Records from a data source
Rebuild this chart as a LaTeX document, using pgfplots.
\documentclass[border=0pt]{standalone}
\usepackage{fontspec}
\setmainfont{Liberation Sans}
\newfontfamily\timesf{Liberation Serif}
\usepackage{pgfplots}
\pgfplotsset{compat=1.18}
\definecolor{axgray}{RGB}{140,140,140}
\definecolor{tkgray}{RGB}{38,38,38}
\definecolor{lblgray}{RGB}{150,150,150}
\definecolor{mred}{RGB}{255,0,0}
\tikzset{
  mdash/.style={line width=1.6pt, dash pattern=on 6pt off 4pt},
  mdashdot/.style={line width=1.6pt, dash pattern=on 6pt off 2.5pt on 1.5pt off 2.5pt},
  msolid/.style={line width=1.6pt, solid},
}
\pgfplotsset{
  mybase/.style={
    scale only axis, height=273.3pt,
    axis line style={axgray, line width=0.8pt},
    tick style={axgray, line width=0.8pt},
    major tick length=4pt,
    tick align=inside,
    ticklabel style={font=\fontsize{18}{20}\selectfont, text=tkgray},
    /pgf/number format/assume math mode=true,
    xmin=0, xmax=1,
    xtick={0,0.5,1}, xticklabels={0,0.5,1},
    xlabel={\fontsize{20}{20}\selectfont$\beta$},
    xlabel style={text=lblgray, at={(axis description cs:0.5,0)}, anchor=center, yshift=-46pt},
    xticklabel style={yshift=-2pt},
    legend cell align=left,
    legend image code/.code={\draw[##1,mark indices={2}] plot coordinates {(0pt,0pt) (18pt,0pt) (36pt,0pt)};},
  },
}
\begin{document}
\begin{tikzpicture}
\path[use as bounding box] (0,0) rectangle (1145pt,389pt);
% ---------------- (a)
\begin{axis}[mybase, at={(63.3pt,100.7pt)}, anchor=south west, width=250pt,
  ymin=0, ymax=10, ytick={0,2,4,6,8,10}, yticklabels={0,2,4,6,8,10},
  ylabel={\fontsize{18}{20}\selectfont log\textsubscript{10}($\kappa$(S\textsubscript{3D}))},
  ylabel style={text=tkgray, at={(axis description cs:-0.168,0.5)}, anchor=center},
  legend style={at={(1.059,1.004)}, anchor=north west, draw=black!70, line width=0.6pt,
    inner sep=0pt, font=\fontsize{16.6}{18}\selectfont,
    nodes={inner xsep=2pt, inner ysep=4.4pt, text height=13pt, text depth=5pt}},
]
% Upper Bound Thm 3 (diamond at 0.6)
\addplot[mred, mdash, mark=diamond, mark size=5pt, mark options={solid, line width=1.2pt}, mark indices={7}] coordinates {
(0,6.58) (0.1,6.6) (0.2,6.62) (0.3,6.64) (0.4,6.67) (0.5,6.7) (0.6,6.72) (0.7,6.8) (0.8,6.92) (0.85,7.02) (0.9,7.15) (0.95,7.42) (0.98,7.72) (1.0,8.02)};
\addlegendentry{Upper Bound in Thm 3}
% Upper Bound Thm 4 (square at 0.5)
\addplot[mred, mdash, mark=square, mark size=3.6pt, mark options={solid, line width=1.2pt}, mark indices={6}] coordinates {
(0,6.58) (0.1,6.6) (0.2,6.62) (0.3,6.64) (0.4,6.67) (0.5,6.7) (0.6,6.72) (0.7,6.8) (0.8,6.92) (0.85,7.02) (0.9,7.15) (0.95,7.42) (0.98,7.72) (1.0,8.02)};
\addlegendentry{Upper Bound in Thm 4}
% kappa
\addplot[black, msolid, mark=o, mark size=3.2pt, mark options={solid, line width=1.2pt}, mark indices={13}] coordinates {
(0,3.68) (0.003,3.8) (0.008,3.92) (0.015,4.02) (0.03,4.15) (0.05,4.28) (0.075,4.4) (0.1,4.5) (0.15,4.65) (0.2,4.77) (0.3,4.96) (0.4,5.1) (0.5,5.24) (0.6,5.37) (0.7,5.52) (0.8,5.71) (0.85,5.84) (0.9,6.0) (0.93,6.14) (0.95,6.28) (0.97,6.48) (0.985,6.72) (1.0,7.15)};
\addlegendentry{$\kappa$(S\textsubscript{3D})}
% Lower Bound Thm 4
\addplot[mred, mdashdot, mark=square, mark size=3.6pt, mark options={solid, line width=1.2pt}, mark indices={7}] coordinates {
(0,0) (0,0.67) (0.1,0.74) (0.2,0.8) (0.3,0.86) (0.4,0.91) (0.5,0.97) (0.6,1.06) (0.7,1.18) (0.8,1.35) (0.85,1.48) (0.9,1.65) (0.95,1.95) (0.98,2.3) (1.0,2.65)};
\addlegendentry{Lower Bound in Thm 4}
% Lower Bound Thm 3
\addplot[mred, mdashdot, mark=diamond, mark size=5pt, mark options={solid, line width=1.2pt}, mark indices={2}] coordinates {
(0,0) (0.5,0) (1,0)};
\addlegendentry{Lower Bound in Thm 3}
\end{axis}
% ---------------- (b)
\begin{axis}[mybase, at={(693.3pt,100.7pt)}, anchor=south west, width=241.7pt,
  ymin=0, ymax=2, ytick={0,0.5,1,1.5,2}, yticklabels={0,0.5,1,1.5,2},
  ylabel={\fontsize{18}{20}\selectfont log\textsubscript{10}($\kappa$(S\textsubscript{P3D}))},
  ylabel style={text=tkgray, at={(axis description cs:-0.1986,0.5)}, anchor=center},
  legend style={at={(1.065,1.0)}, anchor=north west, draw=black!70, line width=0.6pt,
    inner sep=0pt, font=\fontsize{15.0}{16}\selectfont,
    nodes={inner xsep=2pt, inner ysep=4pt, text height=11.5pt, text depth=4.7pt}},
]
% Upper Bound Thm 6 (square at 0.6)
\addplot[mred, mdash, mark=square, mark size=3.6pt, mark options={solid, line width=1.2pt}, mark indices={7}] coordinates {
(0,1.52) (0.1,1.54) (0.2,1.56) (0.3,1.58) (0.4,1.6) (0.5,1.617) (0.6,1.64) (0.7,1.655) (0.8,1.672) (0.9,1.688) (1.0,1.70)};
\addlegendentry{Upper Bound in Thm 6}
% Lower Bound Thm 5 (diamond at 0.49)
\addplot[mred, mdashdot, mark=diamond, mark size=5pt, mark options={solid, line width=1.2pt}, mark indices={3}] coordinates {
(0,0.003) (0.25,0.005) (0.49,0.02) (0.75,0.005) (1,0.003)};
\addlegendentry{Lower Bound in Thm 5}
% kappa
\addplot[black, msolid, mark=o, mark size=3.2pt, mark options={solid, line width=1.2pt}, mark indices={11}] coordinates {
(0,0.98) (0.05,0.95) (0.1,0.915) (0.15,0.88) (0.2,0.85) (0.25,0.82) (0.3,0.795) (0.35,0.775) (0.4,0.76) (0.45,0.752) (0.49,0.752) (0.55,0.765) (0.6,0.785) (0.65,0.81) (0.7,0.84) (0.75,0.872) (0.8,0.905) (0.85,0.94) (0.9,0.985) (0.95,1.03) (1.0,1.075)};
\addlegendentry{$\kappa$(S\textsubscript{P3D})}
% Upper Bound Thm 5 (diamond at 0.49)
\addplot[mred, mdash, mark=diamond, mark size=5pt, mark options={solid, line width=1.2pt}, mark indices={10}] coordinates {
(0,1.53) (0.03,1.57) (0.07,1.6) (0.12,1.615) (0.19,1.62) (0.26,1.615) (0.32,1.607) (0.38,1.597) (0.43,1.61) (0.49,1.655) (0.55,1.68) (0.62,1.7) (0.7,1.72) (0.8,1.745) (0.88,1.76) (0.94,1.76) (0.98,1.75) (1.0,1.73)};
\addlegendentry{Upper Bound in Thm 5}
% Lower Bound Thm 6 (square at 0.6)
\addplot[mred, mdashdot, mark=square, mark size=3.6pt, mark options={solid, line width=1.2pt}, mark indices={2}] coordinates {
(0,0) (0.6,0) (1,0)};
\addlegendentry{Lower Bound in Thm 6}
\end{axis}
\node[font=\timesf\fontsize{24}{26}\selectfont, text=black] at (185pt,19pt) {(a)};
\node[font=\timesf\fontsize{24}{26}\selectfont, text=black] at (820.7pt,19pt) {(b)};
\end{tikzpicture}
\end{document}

==

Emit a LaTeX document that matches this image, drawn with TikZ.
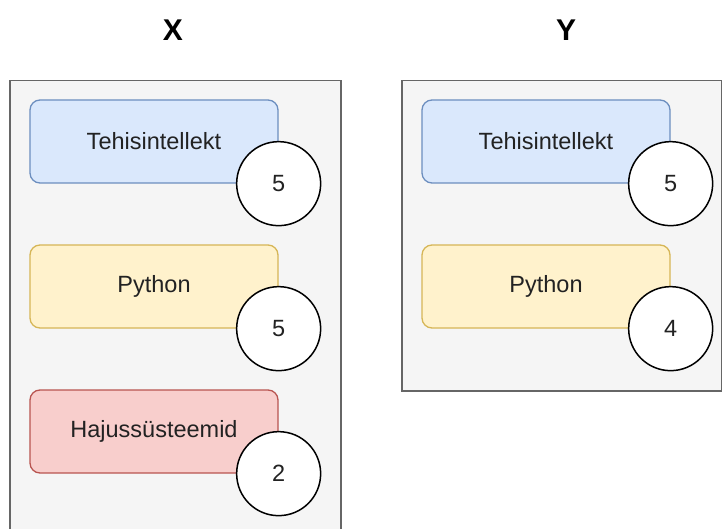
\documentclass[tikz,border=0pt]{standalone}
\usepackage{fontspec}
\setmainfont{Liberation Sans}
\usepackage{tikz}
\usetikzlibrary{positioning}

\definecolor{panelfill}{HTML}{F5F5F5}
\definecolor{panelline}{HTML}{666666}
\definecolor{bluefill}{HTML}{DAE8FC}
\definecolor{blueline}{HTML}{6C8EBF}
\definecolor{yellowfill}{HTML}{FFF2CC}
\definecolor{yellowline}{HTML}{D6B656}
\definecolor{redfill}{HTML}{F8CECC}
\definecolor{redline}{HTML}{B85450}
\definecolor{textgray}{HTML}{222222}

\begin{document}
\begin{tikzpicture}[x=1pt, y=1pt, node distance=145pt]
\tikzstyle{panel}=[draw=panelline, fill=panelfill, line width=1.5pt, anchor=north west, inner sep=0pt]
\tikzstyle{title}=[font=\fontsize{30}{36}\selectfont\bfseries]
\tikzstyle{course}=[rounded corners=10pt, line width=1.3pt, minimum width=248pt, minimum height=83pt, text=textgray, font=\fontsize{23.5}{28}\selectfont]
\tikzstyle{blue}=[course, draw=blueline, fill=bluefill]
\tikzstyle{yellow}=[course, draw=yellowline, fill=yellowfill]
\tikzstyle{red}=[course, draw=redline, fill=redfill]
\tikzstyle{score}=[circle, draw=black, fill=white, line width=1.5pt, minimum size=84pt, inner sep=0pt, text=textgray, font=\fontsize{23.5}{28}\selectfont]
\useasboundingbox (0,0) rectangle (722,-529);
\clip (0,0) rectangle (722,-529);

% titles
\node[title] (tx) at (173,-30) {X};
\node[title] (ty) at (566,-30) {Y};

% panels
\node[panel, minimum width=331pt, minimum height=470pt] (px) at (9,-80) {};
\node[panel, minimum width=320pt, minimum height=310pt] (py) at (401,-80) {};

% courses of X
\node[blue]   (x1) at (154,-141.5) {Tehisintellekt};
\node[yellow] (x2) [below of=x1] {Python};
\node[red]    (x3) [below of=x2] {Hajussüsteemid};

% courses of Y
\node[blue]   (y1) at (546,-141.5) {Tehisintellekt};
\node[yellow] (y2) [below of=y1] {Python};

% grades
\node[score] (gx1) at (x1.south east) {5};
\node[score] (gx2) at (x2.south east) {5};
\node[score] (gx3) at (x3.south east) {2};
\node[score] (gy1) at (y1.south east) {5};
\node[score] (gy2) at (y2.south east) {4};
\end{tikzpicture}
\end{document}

§ Given exercise
Skip the pictures and repeat, word for word, the lines from the one containing "Emit a LaTeX" to the one containing "(x3) [below of=x2]", keeping both of those lines.

§ Exercise response
Emit a LaTeX document that matches this image, drawn with TikZ.
\documentclass[tikz,border=0pt]{standalone}
\usepackage{fontspec}
\setmainfont{Liberation Sans}
\usepackage{tikz}
\usetikzlibrary{positioning}

\definecolor{panelfill}{HTML}{F5F5F5}
\definecolor{panelline}{HTML}{666666}
\definecolor{bluefill}{HTML}{DAE8FC}
\definecolor{blueline}{HTML}{6C8EBF}
\definecolor{yellowfill}{HTML}{FFF2CC}
\definecolor{yellowline}{HTML}{D6B656}
\definecolor{redfill}{HTML}{F8CECC}
\definecolor{redline}{HTML}{B85450}
\definecolor{textgray}{HTML}{222222}

\begin{document}
\begin{tikzpicture}[x=1pt, y=1pt, node distance=145pt]
\tikzstyle{panel}=[draw=panelline, fill=panelfill, line width=1.5pt, anchor=north west, inner sep=0pt]
\tikzstyle{title}=[font=\fontsize{30}{36}\selectfont\bfseries]
\tikzstyle{course}=[rounded corners=10pt, line width=1.3pt, minimum width=248pt, minimum height=83pt, text=textgray, font=\fontsize{23.5}{28}\selectfont]
\tikzstyle{blue}=[course, draw=blueline, fill=bluefill]
\tikzstyle{yellow}=[course, draw=yellowline, fill=yellowfill]
\tikzstyle{red}=[course, draw=redline, fill=redfill]
\tikzstyle{score}=[circle, draw=black, fill=white, line width=1.5pt, minimum size=84pt, inner sep=0pt, text=textgray, font=\fontsize{23.5}{28}\selectfont]
\useasboundingbox (0,0) rectangle (722,-529);
\clip (0,0) rectangle (722,-529);

% titles
\node[title] (tx) at (173,-30) {X};
\node[title] (ty) at (566,-30) {Y};

% panels
\node[panel, minimum width=331pt, minimum height=470pt] (px) at (9,-80) {};
\node[panel, minimum width=320pt, minimum height=310pt] (py) at (401,-80) {};

% courses of X
\node[blue]   (x1) at (154,-141.5) {Tehisintellekt};
\node[yellow] (x2) [below of=x1] {Python};
\node[red]    (x3) [below of=x2] {Hajussüsteemid};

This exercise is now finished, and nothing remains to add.